The court, however, was completely mistaken when it wrote that Wisconsin’s voter ID law is “materially identical” to the Indiana law upheld by the Supreme Court in Crawford v. Marion County Election Board. This is wrong in four ways.
First, Indiana’s ID law only applies to in-person voting, while Wisconsin’s applies to in-person and absentee ballots. In November 2012, 664,597 Wisconsin voters (21.57%) cast absentee ballots. Alabama is the only other state that requires photo ID from absentee voters; even Texas’s draconian voter ID law does not.

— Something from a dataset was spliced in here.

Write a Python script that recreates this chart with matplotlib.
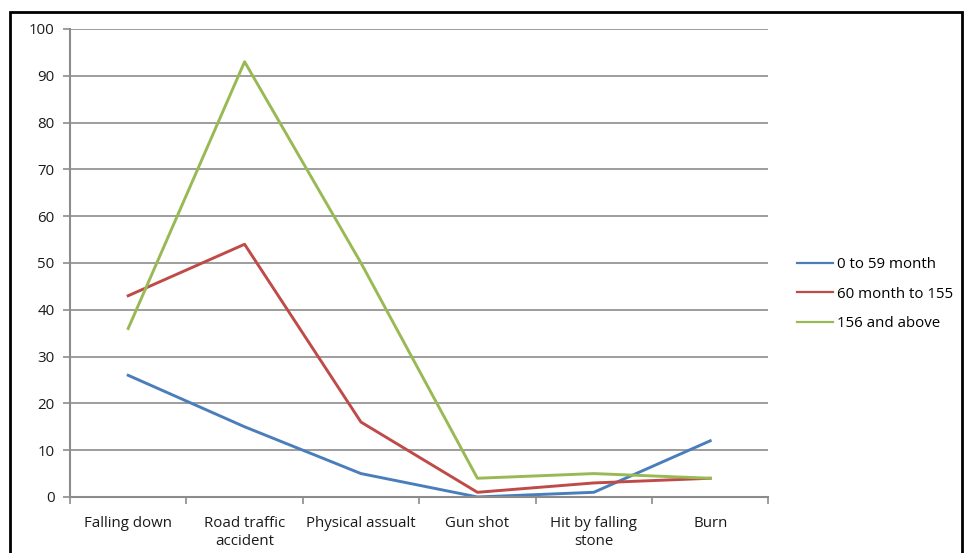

Second, Indiana accepts any photo ID that contains a name, bears an expiration date, and was issued by the U.S. or Indiana, while Wisconsin only accepts a Wisconsin driver’s license or ID card, military ID, U.S. Passport, certificate of naturalization which is no more than 2 years old, tribal ID, and certain student ID cards.
Third, Indiana permits indigent voters to sign an affidavit instead of presenting an ID.
Finally, Wisconsin only accepts student IDs if they contain a signature, an issuance date, and an expiration date no later than two years after the election. While the University of Wisconsin System has taken steps to have their schools issue separate voting IDs to students, it is unclear whether other private and technical colleges have taken similar steps. In Indiana, a student ID only needs to have an expiration date.
Not only is Indiana’s ID law more lenient than Wisconsin’s, but the Supreme Court’s decision in Crawford did not address the same legal issues. There was no Voting Rights Act claim in Crawford. Moreover, the Crawford plaintiffs’ counsel had assembled almost zero evidence of actual harm to voters, whereas the plaintiffs here have assembled an extensive record documenting ID-less voters who cannot vote or will experience great difficulty in obtaining this license to vote. What the record does not contain is any evidence that the DMV’s untested birth verification procedure will work. The plaintiffs needed to show copious evidence to win their injunction, but the state secured this win on the court’s blind faith.